Perhaps the most important philosophical concept of Part 2 is the uncontract. First mentioned in Chapter 7, the uncontract is a recurring term throughout this portion of Zuboff’s book. Chapter 11 is wholly dedicated to this idea. Surveillance capitalists like Varian present their technologies to their customers as the ultimate solutions to their complex lives, because automation and predictive products erase uncertainty.

However, Zuboff argues, these “solutions” will come at a price for the mass public. With uncertainty comes free will, choice, and human collaboration towards collective solutions and goals. The uncontract’s automation creates certainty, but not because it wishes to solve society’s issues—rather, it seeks to erase the good aspects of uncertainty because no profit can be derived from the human’s capacity of free will. As Zuboff explains:

In the dystopia of the uncontract, surveillance capitalism’s drive toward certainty fills the space once occupied by all the human work of building and replenishing social trust, which is now reinterpreted as unnecessary friction in the march toward guaranteed outcomes.
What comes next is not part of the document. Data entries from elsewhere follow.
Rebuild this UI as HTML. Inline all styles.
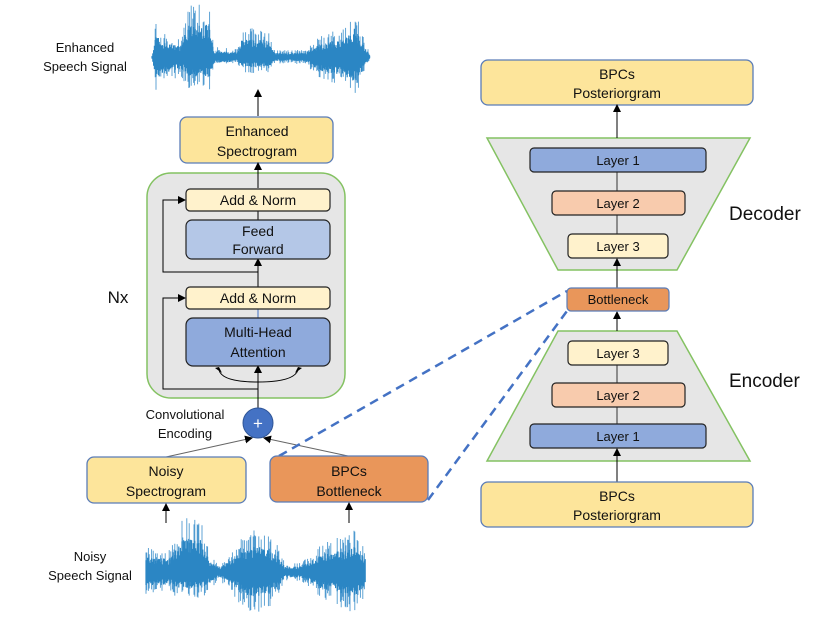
<!DOCTYPE html>
<html><head><meta charset="utf-8"><style>
html,body{margin:0;padding:0;background:#fff;}
svg{display:block;}
text{font-family:"Liberation Sans",sans-serif;fill:#111;}
</style></head><body>
<svg id="s" width="830" height="623" viewBox="0 0 830 623" xmlns="http://www.w3.org/2000/svg">
<defs>
<marker id="a" markerWidth="8" markerHeight="8" refX="7" refY="4" orient="auto" markerUnits="userSpaceOnUse">
<path d="M0,0 L8,4 L0,8 z" fill="#000"/></marker>
</defs>
<g id="waves"></g>
<text x="85" y="52" font-size="13" text-anchor="middle">Enhanced</text>
<text x="85" y="71" font-size="13" text-anchor="middle">Speech Signal</text>
<text x="90" y="561" font-size="13" text-anchor="middle">Noisy</text>
<text x="90" y="580" font-size="13" text-anchor="middle">Speech Signal</text>

<line x1="258" y1="116" x2="258" y2="90" stroke="#000" stroke-width="1" marker-end="url(#a)"/>
<rect x="180" y="117" width="153" height="46" rx="7" fill="#fde59b" stroke="#5a7cb8" stroke-width="1.3"/>
<text x="257" y="136" font-size="14" text-anchor="middle">Enhanced</text>
<text x="257" y="156" font-size="14" text-anchor="middle">Spectrogram</text>

<rect x="147" y="173" width="198" height="225" rx="24" fill="#e6e6e6" stroke="#84c262" stroke-width="1.5"/>
<line x1="258" y1="188" x2="258" y2="163" stroke="#000" marker-end="url(#a)"/>
<line x1="258" y1="411" x2="258" y2="366" stroke="#000" marker-end="url(#a)"/>
<line x1="258" y1="318" x2="258" y2="309" stroke="#4472c4"/>
<line x1="258" y1="287" x2="258" y2="259" stroke="#000" marker-end="url(#a)"/>
<line x1="258" y1="220" x2="258" y2="211" stroke="#000"/>
<polyline points="258,389 163,389 163,298 185,298" fill="none" stroke="#000" marker-end="url(#a)"/>
<polyline points="258,272 163,272 163,200 185,200" fill="none" stroke="#000" marker-end="url(#a)"/>
<path d="M219,370 Q222,382 258,382 Q294,382 298,370" fill="none" stroke="#000"/>
<path d="M215,368 l4,-1 l3,6 z" fill="#000"/>
<path d="M302,368 l-4,-1 l-3,6 z" fill="#000"/>

<rect x="186" y="189" width="144" height="22" rx="4" fill="#fff2cc" stroke="#222" stroke-width="1.2"/>
<text x="258" y="205" font-size="14" text-anchor="middle">Add &amp; Norm</text>
<rect x="186" y="220" width="144" height="39" rx="6" fill="#b4c7e7" stroke="#222" stroke-width="1.2"/>
<text x="258" y="236" font-size="14" text-anchor="middle">Feed</text>
<text x="258" y="254" font-size="14" text-anchor="middle">Forward</text>
<rect x="186" y="287" width="144" height="22" rx="4" fill="#fff2cc" stroke="#222" stroke-width="1.2"/>
<text x="258" y="303" font-size="14" text-anchor="middle">Add &amp; Norm</text>
<rect x="186" y="318" width="144" height="48" rx="7" fill="#8faadc" stroke="#222" stroke-width="1.2"/>
<text x="258" y="337" font-size="14" text-anchor="middle">Multi-Head</text>
<text x="258" y="357" font-size="14" text-anchor="middle">Attention</text>
<text x="118" y="303" font-size="17" text-anchor="middle">Nx</text>

<text x="185" y="419" font-size="13" text-anchor="middle">Convolutional</text>
<text x="185" y="438" font-size="13" text-anchor="middle">Encoding</text>
<line x1="166" y1="457" x2="252" y2="438" stroke="#666" marker-end="url(#a)"/>
<line x1="348" y1="456" x2="264" y2="438" stroke="#666" marker-end="url(#a)"/>
<circle cx="258" cy="423" r="15" fill="#4472c4" stroke="#2f5597"/>
<text x="258" y="429" font-size="17" text-anchor="middle" style="fill:#fff">+</text>

<line x1="279" y1="456" x2="567" y2="291" stroke="#4472c4" stroke-width="2.5" stroke-dasharray="9,6"/>
<line x1="428" y1="500" x2="567" y2="311" stroke="#4472c4" stroke-width="2.5" stroke-dasharray="9,6"/>

<rect x="87" y="457" width="159" height="46" rx="7" fill="#fde59b" stroke="#5a7cb8" stroke-width="1.3"/>
<text x="166" y="476" font-size="14" text-anchor="middle">Noisy</text>
<text x="166" y="496" font-size="14" text-anchor="middle">Spectrogram</text>
<rect x="270" y="456" width="158" height="46" rx="7" fill="#e9965a" stroke="#5a7cb8" stroke-width="1.3"/>
<text x="349" y="476" font-size="14" text-anchor="middle">BPCs</text>
<text x="349" y="496" font-size="14" text-anchor="middle">Bottleneck</text>
<line x1="166" y1="523" x2="166" y2="504" stroke="#000" marker-end="url(#a)"/>
<line x1="349" y1="523" x2="349" y2="503" stroke="#000" marker-end="url(#a)"/>

<rect x="481" y="60" width="272" height="45" rx="7" fill="#fde59b" stroke="#5a7cb8" stroke-width="1.3"/>
<text x="617" y="79" font-size="14" text-anchor="middle">BPCs</text>
<text x="617" y="98" font-size="14" text-anchor="middle">Posteriorgram</text>
<polygon points="487,138 750,138 677,270 558,270" fill="#e6e6e6" stroke="#84c262" stroke-width="1.5"/>
<polygon points="558,331 677,331 750,461 487,461" fill="#e6e6e6" stroke="#84c262" stroke-width="1.5"/>
<line x1="617" y1="138" x2="617" y2="105" stroke="#000" marker-end="url(#a)"/>
<line x1="617" y1="258" x2="617" y2="148" stroke="#333"/>
<line x1="617" y1="288" x2="617" y2="259" stroke="#000" marker-end="url(#a)"/>
<line x1="617" y1="331" x2="617" y2="312" stroke="#000" marker-end="url(#a)"/>
<line x1="617" y1="448" x2="617" y2="341" stroke="#333"/>
<line x1="617" y1="482" x2="617" y2="449" stroke="#000" marker-end="url(#a)"/>

<rect x="530" y="148" width="176" height="24" rx="4" fill="#8faadc" stroke="#222" stroke-width="1.2"/>
<text x="618" y="165" font-size="13" text-anchor="middle">Layer 1</text>
<rect x="552" y="191" width="133" height="24" rx="4" fill="#f8cbad" stroke="#222" stroke-width="1.2"/>
<text x="618" y="208" font-size="13" text-anchor="middle">Layer 2</text>
<rect x="568" y="234" width="100" height="24" rx="4" fill="#fff2cc" stroke="#222" stroke-width="1.2"/>
<text x="618" y="251" font-size="13" text-anchor="middle">Layer 3</text>

<rect x="567" y="288" width="102" height="23" rx="4" fill="#e9965a" stroke="#5a7cb8" stroke-width="1.2"/>
<text x="618" y="304" font-size="13" text-anchor="middle">Bottleneck</text>

<rect x="568" y="341" width="100" height="24" rx="4" fill="#fff2cc" stroke="#222" stroke-width="1.2"/>
<text x="618" y="358" font-size="13" text-anchor="middle">Layer 3</text>
<rect x="552" y="383" width="133" height="24" rx="4" fill="#f8cbad" stroke="#222" stroke-width="1.2"/>
<text x="618" y="400" font-size="13" text-anchor="middle">Layer 2</text>
<rect x="530" y="424" width="176" height="24" rx="4" fill="#8faadc" stroke="#222" stroke-width="1.2"/>
<text x="618" y="441" font-size="13" text-anchor="middle">Layer 1</text>

<rect x="481" y="482" width="272" height="45" rx="7" fill="#fde59b" stroke="#5a7cb8" stroke-width="1.3"/>
<text x="617" y="501" font-size="14" text-anchor="middle">BPCs</text>
<text x="617" y="520" font-size="14" text-anchor="middle">Posteriorgram</text>

<text x="729" y="220" font-size="19">Decoder</text>
<text x="729" y="387" font-size="19">Encoder</text>
</svg>
<script>
(function(){
var g=document.getElementById('waves');
var seed=7;function r(){seed=(seed*16807)%2147483647;return seed/2147483647;}
function interp(k,x){for(var i=0;i<k.length-1;i++){if(x>=k[i][0]&&x<=k[i+1][0]){var t=(x-k[i][0])/(k[i+1][0]-k[i][0]);return [k[i][1]+(k[i+1][1]-k[i][1])*t,k[i][2]+(k[i+1][2]-k[i][2])*t];}}return [0,0];}
function wave(x0,x1,cy,k,col){
var core='',spk='';
for(var x=x0;x<=x1;x+=0.8){var e=interp(k,x);
var u=e[0]*(0.55+0.45*r()),l=e[1]*(0.55+0.45*r());
core+='M'+x.toFixed(1)+','+(cy-u*0.6).toFixed(1)+'V'+(cy+l*0.6).toFixed(1);
if(r()<0.45){spk+='M'+x.toFixed(1)+','+(cy-u).toFixed(1)+'V'+(cy+l).toFixed(1);}}
[[spk,'#4f9ad0',0.9],[core,'#2b86c4',1.2]].forEach(function(q){
var p=document.createElementNS('http://www.w3.org/2000/svg','path');p.setAttribute('d',q[0]);p.setAttribute('stroke',q[1]);p.setAttribute('stroke-width',q[2]);p.setAttribute('fill','none');g.appendChild(p);});}
wave(152,370,57,[[152,2,2],[156,38,38],[162,25,30],[180,18,18],[188,52,32],[210,55,33],[214,10,10],[238,8,8],[242,30,17],[270,28,15],[274,7,7],[305,7,7],[318,20,22],[345,30,32],[355,50,42],[366,14,14],[370,2,2]]);
wave(146,366,572,[[146,25,22],[170,22,22],[182,55,28],[200,55,28],[210,18,18],[220,8,8],[240,32,32],[255,45,45],[275,32,32],[285,9,9],[300,9,9],[320,27,27],[355,42,42],[366,22,22]]);
})();
</script>
</body></html>
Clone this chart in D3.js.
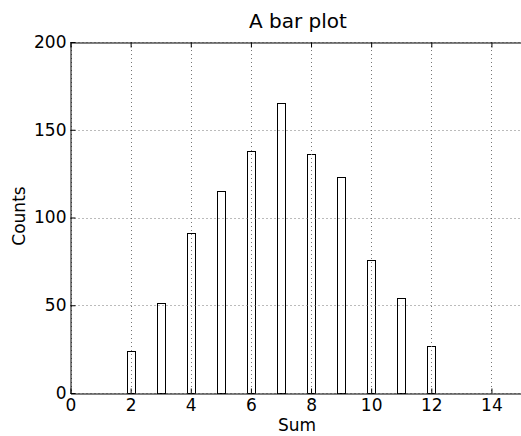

This deletion of uncertainty is celebrated as a victory over human nature: our cunning and our opportunism (317).

Under surveillance capitalism, something as profound as free will is merely a roadblock to profit, a mass object that must be destroyed to achieve a larger profit. Intelligence, opinions, debates, and democracy are all friction slowing the evolution of surveillance capitalism and are thus in danger. With its attention on the uncontract, Part 2 wishes to impart to readers that in the future ruled by surveillance capitalism, the very essences of human connection will be undone.